De acordo com o estudo, as crianças pequenas tendem a dizer a verdade quando percebem que isso deixaria o adulto feliz, enquanto as crianças maiores fazem o mesmo porque já entendem que é o certo a fazer. “É a partir dos 2 anos, em especial entre os 3 e 4, que começa a transformação de bebê em criança. “Nesta fase, eles começam a distinguir o "certo" do "errado", não só pelas atitudes em si, mas também pelo olhar dos adultos, pela mudança de postura deles ou por sinais, como o tom de voz, a expressão facial ou a pele ruborizada”, explica Juliana. É desde essa idade que, com a ajuda dos pais e cuidadores, a criança passa a entender (e a experimentar) que todas as suas ações trazem consequências.

Mentir é normal?

Até os 5 anos, a criança ainda não é capaz de estabelecer um limite entre o que é fantasia e o que é realidade.
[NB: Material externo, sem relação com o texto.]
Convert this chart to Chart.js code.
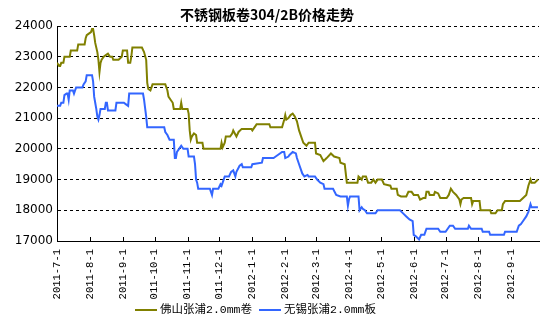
<!DOCTYPE html>
<html><head><meta charset="utf-8">
<script src="https://cdn.jsdelivr.net/npm/chart.js@4/dist/chart.umd.min.js"></script>
<style>html,body{margin:0;padding:0;background:#fff}</style>
</head><body>
<canvas id="c" width="553" height="334" style="width:553px;height:334px;display:block"></canvas>
<script>
const chartTitle = '不锈钢板卷304/2B价格走势';
const seriesNames = ['佛山张浦2.0mm卷', '无锡张浦2.0mm板'];
const seriesColors = ['#808000', '#3366ff'];

const tickDates = ['2011-07-01','2011-08-01','2011-09-01','2011-10-01','2011-11-01','2011-12-01','2012-01-01','2012-02-01','2012-03-01','2012-04-01','2012-05-01','2012-06-01','2012-07-01','2012-08-01','2012-09-01'];
const tickLabels = ['2011-7-1','2011-8-1','2011-9-1','011-10-1','011-11-1','011-12-1','2012-1-1','2012-2-1','2012-3-1','2012-4-1','2012-5-1','2012-6-1','2012-7-1','2012-8-1','2012-9-1'];
const axisStart = '2011-07-01';
const axisEnd = '2012-09-27';
const yMin = 17000, yMax = 24000, yStep = 500;

const foshanDates = ['2011-07-01','2011-07-03','2011-07-04','2011-07-05','2011-07-07','2011-07-08','2011-07-13','2011-07-14','2011-07-20','2011-07-21','2011-07-27','2011-07-28','2011-07-29','2011-07-31','2011-08-02','2011-08-03','2011-08-04','2011-08-05','2011-08-06','2011-08-08','2011-08-09','2011-08-10','2011-08-11','2011-08-12','2011-08-14','2011-08-16','2011-08-18','2011-08-20','2011-08-22','2011-08-23','2011-08-28','2011-08-31','2011-09-01','2011-09-05','2011-09-06','2011-09-08','2011-09-09','2011-09-10','2011-09-19','2011-09-21','2011-09-23','2011-09-24','2011-09-25','2011-09-27','2011-09-28','2011-09-29','2011-10-11','2011-10-13','2011-10-14','2011-10-16','2011-10-18','2011-10-19','2011-10-25','2011-10-26','2011-10-27','2011-11-01','2011-11-02','2011-11-03','2011-11-04','2011-11-05','2011-11-07','2011-11-09','2011-11-10','2011-11-15','2011-11-16','2011-12-02','2011-12-03','2011-12-04','2011-12-06','2011-12-07','2011-12-11','2011-12-13','2011-12-14','2011-12-17','2011-12-19','2011-12-22','2011-12-31','2012-01-01','2012-01-04','2012-01-05','2012-01-17','2012-01-18','2012-01-29','2012-01-31','2012-02-01','2012-02-02','2012-02-04','2012-02-06','2012-02-08','2012-02-10','2012-02-12','2012-02-14','2012-02-16','2012-02-18','2012-02-21','2012-02-23','2012-02-29','2012-03-01','2012-03-05','2012-03-08','2012-03-11','2012-03-15','2012-03-18','2012-03-23','2012-03-24','2012-03-28','2012-03-30','2012-04-09','2012-04-10','2012-04-13','2012-04-14','2012-04-17','2012-04-19','2012-04-22','2012-04-24','2012-04-26','2012-04-28','2012-05-02','2012-05-04','2012-05-10','2012-05-11','2012-05-16','2012-05-17','2012-05-20','2012-05-25','2012-05-27','2012-05-30','2012-06-01','2012-06-05','2012-06-07','2012-06-10','2012-06-12','2012-06-13','2012-06-15','2012-06-16','2012-06-20','2012-06-21','2012-06-24','2012-06-26','2012-07-02','2012-07-04','2012-07-06','2012-07-08','2012-07-11','2012-07-14','2012-07-15','2012-07-16','2012-07-18','2012-07-25','2012-07-26','2012-07-27','2012-07-29','2012-08-02','2012-08-03','2012-08-12','2012-08-13','2012-08-17','2012-08-19','2012-08-23','2012-08-24','2012-08-26','2012-09-09','2012-09-12','2012-09-15','2012-09-17','2012-09-19','2012-09-20','2012-09-23','2012-09-26'];
const foshanPrices = [22800,22700,22700,22800,22800,23000,23000,23200,23200,23400,23400,23600,23700,23750,23800,23900,23900,23700,23450,23150,22900,22500,22800,22900,23000,23050,23100,23000,23000,22900,22900,23000,23200,23200,22800,22800,23000,23300,23300,23150,22900,22150,21950,21900,22000,22100,22100,21900,21700,21600,21500,21300,21300,21500,21300,21300,21150,20600,20300,20400,20500,20450,20200,20200,20000,20000,20200,20050,20200,20400,20400,20500,20600,20400,20550,20650,20650,20600,20750,20800,20800,20700,20700,20950,21100,20950,21000,21100,21150,21050,20900,20600,20400,20200,20100,20200,20200,19850,19800,19600,19700,19850,19750,19700,19550,19500,18900,18900,19100,19000,19100,19100,18900,18900,19000,18900,19000,19000,18850,18800,18700,18700,18500,18450,18450,18600,18600,18500,18500,18350,18400,18400,18600,18600,18500,18500,18600,18550,18400,18400,18500,18700,18600,18500,18350,18200,18350,18400,18400,18200,18300,18300,18300,18000,18000,17900,17900,18000,18000,18200,18300,18300,18400,18500,18800,19000,18900,18900,19000];

const wuxiDates = ['2011-07-01','2011-07-04','2011-07-05','2011-07-07','2011-07-08','2011-07-10','2011-07-11','2011-07-12','2011-07-13','2011-07-16','2011-07-17','2011-07-19','2011-07-25','2011-07-26','2011-07-28','2011-07-29','2011-08-03','2011-08-04','2011-08-05','2011-08-06','2011-08-07','2011-08-08','2011-08-09','2011-08-10','2011-08-11','2011-08-15','2011-08-16','2011-08-17','2011-08-18','2011-08-25','2011-08-26','2011-09-02','2011-09-04','2011-09-06','2011-09-07','2011-09-20','2011-09-21','2011-09-23','2011-09-24','2011-10-10','2011-10-11','2011-10-13','2011-10-15','2011-10-19','2011-10-20','2011-10-21','2011-10-22','2011-10-24','2011-10-26','2011-10-28','2011-11-01','2011-11-02','2011-11-07','2011-11-08','2011-11-09','2011-11-10','2011-11-11','2011-11-22','2011-11-23','2011-11-24','2011-11-25','2011-11-30','2011-12-02','2011-12-03','2011-12-05','2011-12-06','2011-12-10','2011-12-12','2011-12-14','2011-12-16','2011-12-17','2011-12-20','2011-12-22','2011-12-23','2011-12-31','2012-01-01','2012-01-10','2012-01-11','2012-01-21','2012-01-23','2012-01-25','2012-01-29','2012-01-31','2012-02-01','2012-02-04','2012-02-05','2012-02-08','2012-02-11','2012-02-12','2012-02-14','2012-02-16','2012-02-17','2012-02-19','2012-02-22','2012-02-23','2012-02-29','2012-03-02','2012-03-05','2012-03-08','2012-03-09','2012-03-17','2012-03-20','2012-03-24','2012-03-30','2012-03-31','2012-04-01','2012-04-02','2012-04-10','2012-04-11','2012-04-13','2012-04-14','2012-04-16','2012-04-18','2012-04-26','2012-04-28','2012-05-19','2012-05-22','2012-05-25','2012-05-28','2012-05-31','2012-06-01','2012-06-03','2012-06-06','2012-06-08','2012-06-11','2012-06-13','2012-06-24','2012-06-26','2012-07-01','2012-07-03','2012-07-05','2012-07-08','2012-07-10','2012-07-22','2012-07-23','2012-07-25','2012-08-04','2012-08-05','2012-08-11','2012-08-12','2012-08-25','2012-08-26','2012-09-06','2012-09-08','2012-09-10','2012-09-12','2012-09-15','2012-09-17','2012-09-19','2012-09-20','2012-09-26'];
const wuxiPrices = [21400,21400,21500,21500,21750,21800,21800,21600,21900,21900,21800,22000,22000,22100,22200,22400,22400,22200,21700,21500,21300,21050,20950,21100,21300,21300,21500,21500,21250,21250,21500,21500,21450,21400,21800,21800,21600,21050,20700,20700,20550,20450,20300,20300,19700,19700,19900,20000,20100,20000,20000,19750,19750,19500,19000,18900,18700,18700,18600,18500,18700,18700,18850,18800,19000,19100,19100,19250,19300,19100,19250,19450,19500,19400,19400,19500,19550,19700,19700,19750,19800,19900,19900,19700,19750,19800,19900,19850,19700,19500,19300,19200,19100,19150,19100,19100,19000,18900,18850,18700,18700,18500,18450,18450,18150,18350,18450,18450,18000,18100,18050,18000,17900,17900,18000,18000,17900,17800,17700,17650,17200,17150,17050,17200,17200,17400,17400,17300,17300,17400,17500,17500,17400,17400,17500,17400,17400,17300,17300,17200,17200,17300,17300,17500,17550,17650,17800,17950,18200,18100,18100];

const DAY_MS = 86400000;
const t0 = Date.UTC(2011, 6, 1);
function dayOf(s) { const p = s.split('-').map(Number); return (Date.UTC(p[0], p[1] - 1, p[2]) - t0) / DAY_MS; }
function toPoints(dates, vals) { return dates.map((d, i) => ({ x: dayOf(d), y: vals[i] })); }

const titlePlugin = {
  id: 'titleDraw',
  afterDraw(chart) {
    const c = chart.ctx; c.save();
    c.font = 'bold 14px "Noto Sans CJK SC"'; c.fillStyle = '#000';
    c.textAlign = 'center'; c.textBaseline = 'middle';
    c.fillText(chartTitle, 267, 15);
    c.restore();
  }
};
const innerTicks = {
  id: 'innerTicks',
  afterDraw(chart) {
    const s = chart.scales.x, c = chart.ctx; c.save();
    c.strokeStyle = '#000'; c.lineWidth = 1; c.beginPath();
    s.ticks.forEach(t => { const px = Math.round(s.getPixelForValue(t.value)) + 0.5; c.moveTo(px, s.top); c.lineTo(px, s.top - 4); });
    c.stroke(); c.restore();
  }
};
const legendPlugin = {
  id: 'legendDraw',
  afterDraw(chart) {
    const c = chart.ctx; c.save();
    c.font = '11.5px "Liberation Mono", "Noto Sans CJK SC"';
    c.textBaseline = 'middle'; c.textAlign = 'left';
    let x = 135; const y = 310;
    chart.data.datasets.forEach(ds => {
      c.strokeStyle = ds.borderColor; c.lineWidth = 2;
      c.beginPath(); c.moveTo(x, y); c.lineTo(x + 22, y); c.stroke();
      c.fillStyle = '#000'; c.fillText(ds.label, x + 25, y);
      x += 25 + c.measureText(ds.label).width + 7;
    });
    c.restore();
  }
};

new Chart(document.getElementById('c'), {
  type: 'line',
  data: {
    datasets: [
      { label: seriesNames[0], data: toPoints(foshanDates, foshanPrices), borderColor: seriesColors[0], backgroundColor: seriesColors[0], borderWidth: 2, pointRadius: 0, tension: 0, fill: false },
      { label: seriesNames[1], data: toPoints(wuxiDates, wuxiPrices), borderColor: seriesColors[1], backgroundColor: seriesColors[1], borderWidth: 2, pointRadius: 0, tension: 0, fill: false }
    ]
  },
  options: {
    responsive: false, animation: false, devicePixelRatio: 1,
    layout: { padding: { top: 26, right: 14, left: 0, bottom: 0 } },
    plugins: { legend: { display: false }, title: { display: false }, tooltip: { enabled: false } },
    scales: {
      x: {
        type: 'linear', min: dayOf(axisStart), max: dayOf(axisEnd),
        afterBuildTicks: s => { s.ticks = tickDates.map(d => ({ value: dayOf(d) })); },
        ticks: {
          autoSkip: false, maxRotation: 90, minRotation: 90, padding: 8, color: '#000',
          font: { family: 'Liberation Mono', size: 10.5 },
          callback: v => { const i = tickDates.findIndex(d => dayOf(d) === v); return i >= 0 ? tickLabels[i] : ''; }
        },
        grid: { display: false, drawTicks: false },
        border: { display: true, color: '#000', width: 1 },
        afterFit: s => { s.height = 93; }
      },
      y: {
        min: yMin, max: yMax,
        ticks: { stepSize: yStep, color: '#000', padding: 4, font: { family: 'DejaVu Sans', size: 12 }, callback: v => String(v) },
        grid: { color: '#000', lineWidth: 1, drawTicks: false },
        border: { display: true, color: '#000', width: 1, dash: [3, 3] },
        afterFit: s => { s.width = 57; }
      }
    }
  },
  plugins: [titlePlugin, innerTicks, legendPlugin]
});
</script>
</body></html>
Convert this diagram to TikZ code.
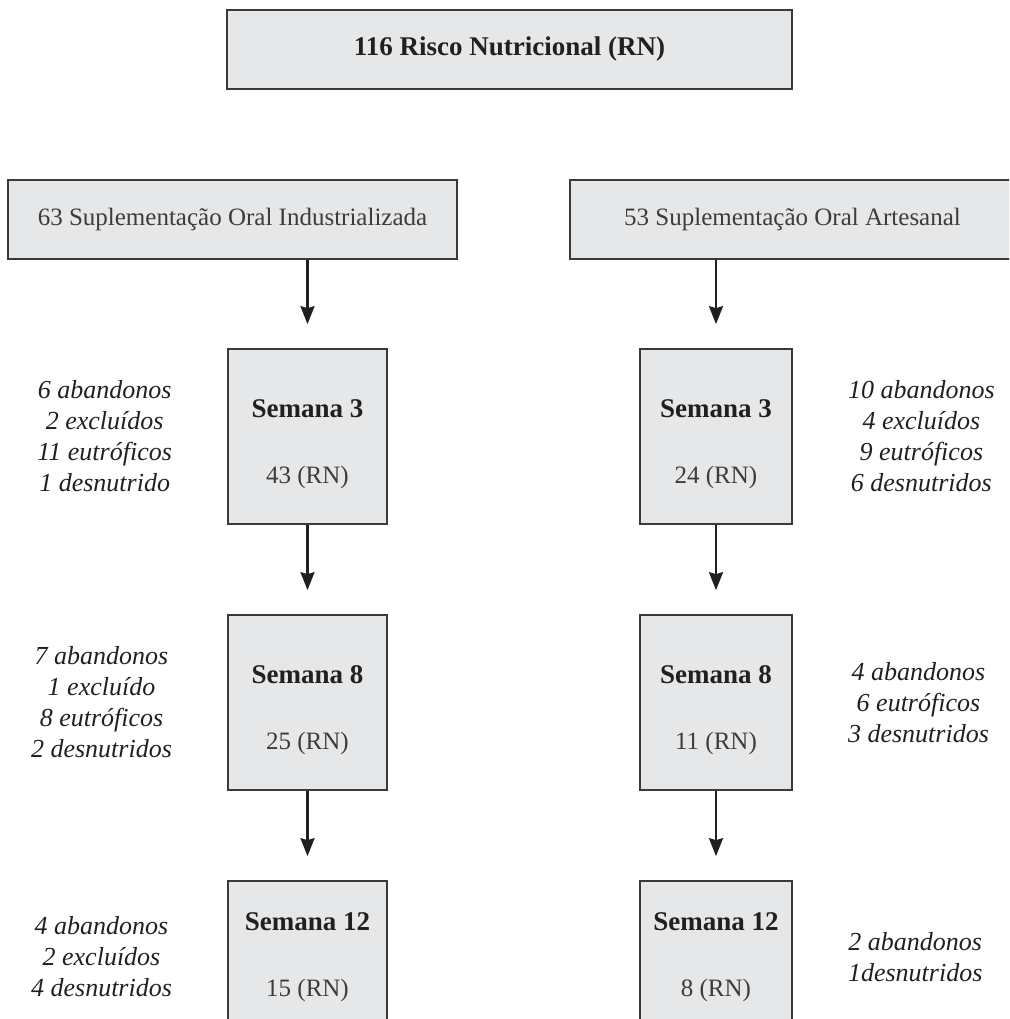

Ela pode passear entre histórias fantásticas e tratar fadas, bruxas e duendes como se pertencessem ao mundo concreto. Mas se seu filho insistir sempre nas mesmas histórias, falando sobre perigos, medos e perseguições, ele pode estar tentando fazer um alerta. “Isso pode revelar certas angústias que ainda não estão bem resolvidas ou entendidas e essa é a forma que ele encontrou de expressá-las”, explica Juliana.

No entanto, essas narrativas também podem ser uma forma de fugir a punições, críticas e desaprovação. Se for esse o caso, sermão não vai adiantar. “O melhor é mostrar, de forma bem prática, que cedo ou tarde as mentiras serão descobertas e que será preciso lidar com o erro cometido”, esclarece Juliana. Em contrapartida, valorize a atitude corajosa de dizer a verdade – mesmo que seja confessar uma arte ou uma nota baixa na escola.

Já por volta dos 7 anos, a criança tem plena consciência do que é certo e errado e pode tentar usar de mentiras para manipular uma situação. “Nesse momento, há a necessidade de diálogo. Os pais devem mostrar a importância do erro e dar à criança a oportunidade de reparação. Caso isso não ocorra, há o risco de ela entender que não houve reação relacionada à sua ação e ainda sentir que levou vantagem, pois conseguiu atingir seu objetivo”, alerta a psicóloga.

Se as mentiras se tornam frequentes, é melhor procurar o acompanhamento de um psicólogo ou pedagogo. É comum que outros comportamentos, como baixa sociabilidade e pouca tolerância à frustração, apareçam junto. Fique atento!